Арсеньева была дочерью архитектора Александра Андреевича Витберга, друга Герцена по вятской ссылке. Приходя на «ту половину», мы видели на стене гостиной созданный отцом Софьи Александровны проект прекрасного, но неосуществленного храма Спасителя на Воробьевых горах.

Непосредственное ведение гимназических дел было в руках племянниц Софьи Александровны: Марии Николаевны и особенно Александры Николаевны Дриневич. Злые языки отмечали некоторую семейственность в управлении школой, но беды от этого никакой не было; все родственники начальницы — Арсеньевы, Дриневичи, Витберги — были людьми высокой порядочности и эрудиции. Классной наставницей моей в продолжение восьми лет была тоже родственница Софьи Александровны — Надежда Николаевна Сагинова (урожденная Мерчанская), отличавшаяся мягкостью и женственностью. Коса, спускавшаяся до колен и собранная в узел на затылке, так оттягивала ей голову, что она должна была иногда распускать узел и становилась в такие минуты очень моложавой.

Ко мне Надежда Николаевна относилась хорошо и только в старших классах, когда моя «непосредственность» стала бить ключом и я, не умея сдерживать натиска обуревавших меня впечатлений, постоянно собирала вокруг себя род веча, прозвала меня «кумой».

Мой день, когда я была в младших классах, протекал так: без четверти восемь в мою комнату входила Даша, красивая каширская крестьянка, сестра служившей у Ольги Николаевны Шереметевой Дуняши, и будила меня словами: «Вставай, подымайся, рабочий народ!» Даша жила у нас десять лет, и я была с ней в большой дружбе. Третья ее сестра, Наташа, впоследствии перешла к нам от Тютчевых. Она считалась маминой горничной, и Даша говорила: «У меня и у сестры Наташи по трое господ. У нее Александра Гастоновна, Николай Борисович и Альфа, а у меня — барышня и два голубя» (в большой клетке на Пречистенском бульваре жили две египетские горлинки, подаренные мне Шуриком).

«Рабочий народ» в моем лице вставал очень туго. Без десяти девять я, опаздывая, вылетала с книжками на крыльцо Удельного дома, сбегала по лесенке на Пречистенский бульвар и мчалась по Пречистенке. Ежась от холода и глядя на багровый диск солнца, я говорила едва поспевавшей за мной Даше: «Сегодня мороз», на что Даша неизменно отвечала: «Мороз, барышня, а денежки тают!»

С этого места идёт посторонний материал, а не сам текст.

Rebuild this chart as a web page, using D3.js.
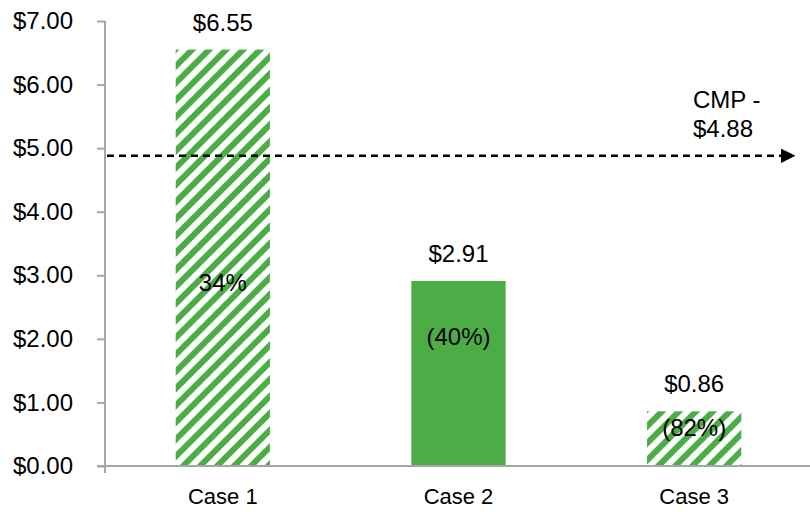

Гимназия находилась как раз напротив пожарной части с каланчой. Из ворот со звоном иногда выезжала пожарная команда, и в санях проносился, козыряя мне, московский брандмейстер Гартье с лихо закрученными усами на умном лице французского склада. В низкой просторной передней меня встречали швейцар Александр, маленький толстый старик, топтавшийся на месте, как медвежонок, и его жена, дельная быстрая старушка Наталья, ведавшая больше тридцати лет и вешалками, и кипяченой водой, и подаванием звонков.